··· Input rows

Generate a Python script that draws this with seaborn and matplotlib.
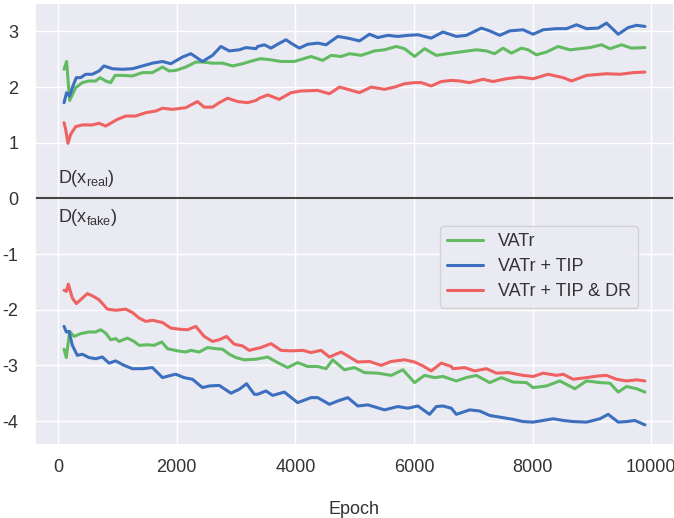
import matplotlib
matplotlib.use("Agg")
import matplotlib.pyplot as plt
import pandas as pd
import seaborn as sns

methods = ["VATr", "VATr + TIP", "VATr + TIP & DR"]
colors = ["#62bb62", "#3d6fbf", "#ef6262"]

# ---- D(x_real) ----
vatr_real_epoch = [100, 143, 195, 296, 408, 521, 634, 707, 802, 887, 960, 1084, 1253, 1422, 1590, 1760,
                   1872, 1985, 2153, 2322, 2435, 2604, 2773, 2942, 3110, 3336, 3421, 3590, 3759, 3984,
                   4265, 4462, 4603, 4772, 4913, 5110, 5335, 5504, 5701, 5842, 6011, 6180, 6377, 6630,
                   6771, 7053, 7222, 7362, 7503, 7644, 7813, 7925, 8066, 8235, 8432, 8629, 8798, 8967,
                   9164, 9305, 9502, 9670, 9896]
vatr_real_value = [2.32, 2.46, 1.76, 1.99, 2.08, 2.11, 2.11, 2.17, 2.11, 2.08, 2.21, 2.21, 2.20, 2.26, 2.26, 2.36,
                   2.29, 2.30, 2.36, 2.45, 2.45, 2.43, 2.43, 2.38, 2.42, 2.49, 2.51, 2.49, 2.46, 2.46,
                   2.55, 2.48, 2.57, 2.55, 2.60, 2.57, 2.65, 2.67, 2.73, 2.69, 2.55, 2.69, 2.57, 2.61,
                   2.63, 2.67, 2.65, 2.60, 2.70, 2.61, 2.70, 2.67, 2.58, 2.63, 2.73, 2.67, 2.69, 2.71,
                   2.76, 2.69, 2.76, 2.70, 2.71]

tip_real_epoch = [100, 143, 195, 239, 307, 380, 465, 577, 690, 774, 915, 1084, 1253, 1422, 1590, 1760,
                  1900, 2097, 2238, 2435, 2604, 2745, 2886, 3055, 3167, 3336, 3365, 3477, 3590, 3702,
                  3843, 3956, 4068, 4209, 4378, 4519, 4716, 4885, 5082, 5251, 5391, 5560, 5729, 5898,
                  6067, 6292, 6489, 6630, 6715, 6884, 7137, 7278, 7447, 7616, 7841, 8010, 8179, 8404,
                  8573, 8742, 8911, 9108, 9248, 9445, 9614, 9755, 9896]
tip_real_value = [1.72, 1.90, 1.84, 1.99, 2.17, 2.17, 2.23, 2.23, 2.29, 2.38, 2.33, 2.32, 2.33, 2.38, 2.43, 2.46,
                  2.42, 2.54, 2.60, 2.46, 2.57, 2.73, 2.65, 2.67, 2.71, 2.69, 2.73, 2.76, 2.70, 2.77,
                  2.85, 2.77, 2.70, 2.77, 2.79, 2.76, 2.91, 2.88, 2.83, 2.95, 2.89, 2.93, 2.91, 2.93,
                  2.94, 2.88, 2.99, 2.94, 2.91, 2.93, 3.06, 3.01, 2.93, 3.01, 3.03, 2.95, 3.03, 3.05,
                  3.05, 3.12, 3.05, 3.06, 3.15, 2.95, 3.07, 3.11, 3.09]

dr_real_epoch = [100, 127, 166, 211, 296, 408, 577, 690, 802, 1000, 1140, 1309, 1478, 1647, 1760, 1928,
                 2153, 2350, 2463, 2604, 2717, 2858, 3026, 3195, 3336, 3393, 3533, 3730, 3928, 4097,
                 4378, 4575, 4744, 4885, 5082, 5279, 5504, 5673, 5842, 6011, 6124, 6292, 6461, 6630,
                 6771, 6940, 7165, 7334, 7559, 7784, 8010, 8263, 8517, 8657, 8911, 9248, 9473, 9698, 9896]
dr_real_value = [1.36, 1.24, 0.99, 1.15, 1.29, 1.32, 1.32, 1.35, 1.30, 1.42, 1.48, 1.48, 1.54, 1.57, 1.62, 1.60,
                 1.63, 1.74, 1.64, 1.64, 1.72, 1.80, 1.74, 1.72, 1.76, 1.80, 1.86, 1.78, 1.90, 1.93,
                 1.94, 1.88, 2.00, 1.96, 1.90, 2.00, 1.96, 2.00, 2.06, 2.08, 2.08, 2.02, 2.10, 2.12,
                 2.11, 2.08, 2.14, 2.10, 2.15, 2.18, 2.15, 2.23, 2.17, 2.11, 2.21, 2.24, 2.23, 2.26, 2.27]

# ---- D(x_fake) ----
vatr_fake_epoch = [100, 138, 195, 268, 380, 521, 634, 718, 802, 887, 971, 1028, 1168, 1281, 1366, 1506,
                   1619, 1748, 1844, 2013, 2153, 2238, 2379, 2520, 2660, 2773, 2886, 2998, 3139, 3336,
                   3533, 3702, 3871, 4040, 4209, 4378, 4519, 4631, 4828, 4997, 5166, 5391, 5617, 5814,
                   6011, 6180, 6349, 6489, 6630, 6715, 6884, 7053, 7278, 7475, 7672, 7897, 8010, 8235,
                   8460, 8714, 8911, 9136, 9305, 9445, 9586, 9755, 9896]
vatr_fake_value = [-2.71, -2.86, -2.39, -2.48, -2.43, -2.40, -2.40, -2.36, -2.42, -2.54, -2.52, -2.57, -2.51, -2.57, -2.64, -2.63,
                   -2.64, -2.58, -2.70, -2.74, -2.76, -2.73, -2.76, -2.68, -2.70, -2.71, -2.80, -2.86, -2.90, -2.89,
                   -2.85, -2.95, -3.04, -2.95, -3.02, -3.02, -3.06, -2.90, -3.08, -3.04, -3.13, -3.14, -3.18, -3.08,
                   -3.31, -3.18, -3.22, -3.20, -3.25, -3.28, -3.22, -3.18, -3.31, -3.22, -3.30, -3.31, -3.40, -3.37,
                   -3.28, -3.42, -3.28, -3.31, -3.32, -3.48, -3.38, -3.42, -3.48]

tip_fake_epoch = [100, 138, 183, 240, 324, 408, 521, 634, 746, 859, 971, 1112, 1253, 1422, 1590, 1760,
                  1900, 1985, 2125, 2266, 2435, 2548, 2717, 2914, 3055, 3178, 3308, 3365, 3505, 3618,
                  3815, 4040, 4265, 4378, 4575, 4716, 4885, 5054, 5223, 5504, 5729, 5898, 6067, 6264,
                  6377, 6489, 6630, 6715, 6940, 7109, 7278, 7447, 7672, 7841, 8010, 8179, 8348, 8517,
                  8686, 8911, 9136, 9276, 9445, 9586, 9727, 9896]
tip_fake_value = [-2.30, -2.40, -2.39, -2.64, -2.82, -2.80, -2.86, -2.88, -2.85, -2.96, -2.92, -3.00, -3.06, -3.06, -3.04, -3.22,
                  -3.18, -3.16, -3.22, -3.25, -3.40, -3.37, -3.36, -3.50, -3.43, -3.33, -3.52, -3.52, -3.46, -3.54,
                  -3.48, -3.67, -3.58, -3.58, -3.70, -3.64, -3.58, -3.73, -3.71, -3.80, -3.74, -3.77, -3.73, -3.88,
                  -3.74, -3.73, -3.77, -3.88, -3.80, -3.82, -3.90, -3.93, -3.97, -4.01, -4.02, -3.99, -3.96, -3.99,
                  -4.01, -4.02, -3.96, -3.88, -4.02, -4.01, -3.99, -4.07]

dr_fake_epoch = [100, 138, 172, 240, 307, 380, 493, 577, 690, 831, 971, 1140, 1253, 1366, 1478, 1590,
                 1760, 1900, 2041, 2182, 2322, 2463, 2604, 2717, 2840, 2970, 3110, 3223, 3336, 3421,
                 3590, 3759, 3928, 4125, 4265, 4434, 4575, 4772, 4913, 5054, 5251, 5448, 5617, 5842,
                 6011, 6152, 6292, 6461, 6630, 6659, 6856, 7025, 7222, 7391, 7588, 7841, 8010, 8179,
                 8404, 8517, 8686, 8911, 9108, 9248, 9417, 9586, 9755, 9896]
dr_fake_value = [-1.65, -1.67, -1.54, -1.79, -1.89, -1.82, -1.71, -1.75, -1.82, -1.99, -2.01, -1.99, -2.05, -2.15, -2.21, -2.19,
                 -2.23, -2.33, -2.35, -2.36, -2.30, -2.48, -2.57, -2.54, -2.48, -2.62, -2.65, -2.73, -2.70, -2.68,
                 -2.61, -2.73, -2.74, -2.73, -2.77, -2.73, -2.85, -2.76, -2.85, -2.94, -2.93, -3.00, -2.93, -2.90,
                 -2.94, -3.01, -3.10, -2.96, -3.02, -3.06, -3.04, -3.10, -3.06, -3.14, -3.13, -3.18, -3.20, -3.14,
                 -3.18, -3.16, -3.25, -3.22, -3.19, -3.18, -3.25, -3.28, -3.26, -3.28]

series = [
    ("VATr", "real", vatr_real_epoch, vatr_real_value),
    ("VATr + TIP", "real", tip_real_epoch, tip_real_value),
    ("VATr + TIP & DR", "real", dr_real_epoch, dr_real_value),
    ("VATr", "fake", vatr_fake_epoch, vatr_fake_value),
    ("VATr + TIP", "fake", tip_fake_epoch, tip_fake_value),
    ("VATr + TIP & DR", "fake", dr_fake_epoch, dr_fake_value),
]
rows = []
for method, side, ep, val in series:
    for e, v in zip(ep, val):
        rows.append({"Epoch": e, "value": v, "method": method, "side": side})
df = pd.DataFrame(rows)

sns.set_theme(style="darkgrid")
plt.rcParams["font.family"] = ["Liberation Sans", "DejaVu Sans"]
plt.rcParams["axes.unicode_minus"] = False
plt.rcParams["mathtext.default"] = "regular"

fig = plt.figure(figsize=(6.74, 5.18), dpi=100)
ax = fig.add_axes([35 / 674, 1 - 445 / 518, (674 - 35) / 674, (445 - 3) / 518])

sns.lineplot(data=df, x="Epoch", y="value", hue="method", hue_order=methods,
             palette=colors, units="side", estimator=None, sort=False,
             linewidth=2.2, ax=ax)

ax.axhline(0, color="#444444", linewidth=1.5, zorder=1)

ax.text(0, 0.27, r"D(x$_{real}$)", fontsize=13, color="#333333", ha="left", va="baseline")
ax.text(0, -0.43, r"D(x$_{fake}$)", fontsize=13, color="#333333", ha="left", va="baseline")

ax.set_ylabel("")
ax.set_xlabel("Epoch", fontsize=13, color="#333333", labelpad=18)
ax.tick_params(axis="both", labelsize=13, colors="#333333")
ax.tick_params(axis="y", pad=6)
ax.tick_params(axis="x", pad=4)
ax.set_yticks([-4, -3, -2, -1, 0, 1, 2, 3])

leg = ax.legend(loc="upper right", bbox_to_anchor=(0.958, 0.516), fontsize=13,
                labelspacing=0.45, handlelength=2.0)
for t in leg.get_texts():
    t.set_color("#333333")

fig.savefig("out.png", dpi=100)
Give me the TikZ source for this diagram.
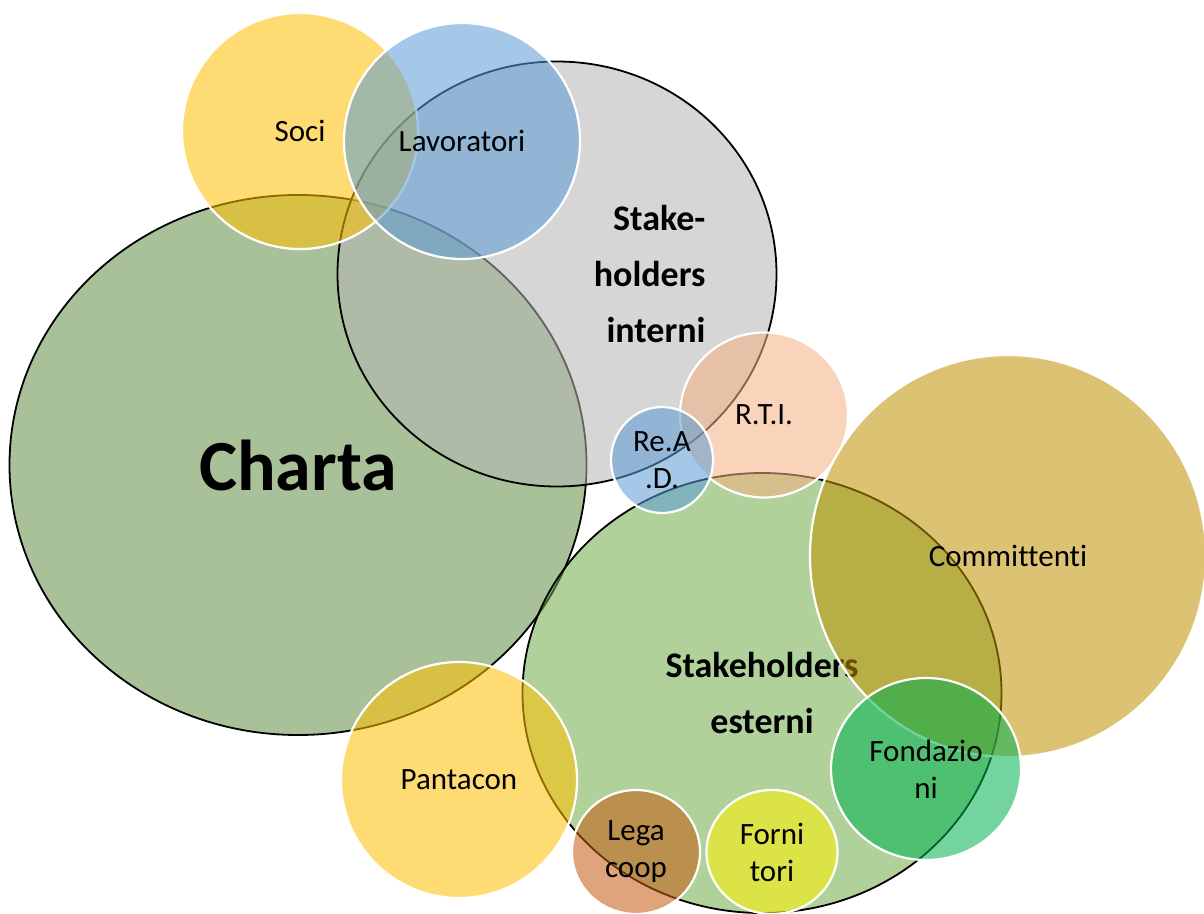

······

• _What you need to do_
Please give again the entries word for word, starting at the first line and ending with the line that contains "import seaborn as sns"; include both of those lines but none of the pictures.

• _Solution to this task_
Generate a Python script that draws this with seaborn and matplotlib.
import matplotlib
matplotlib.use("Agg")
import matplotlib.pyplot as plt
import pandas as pd
import seaborn as sns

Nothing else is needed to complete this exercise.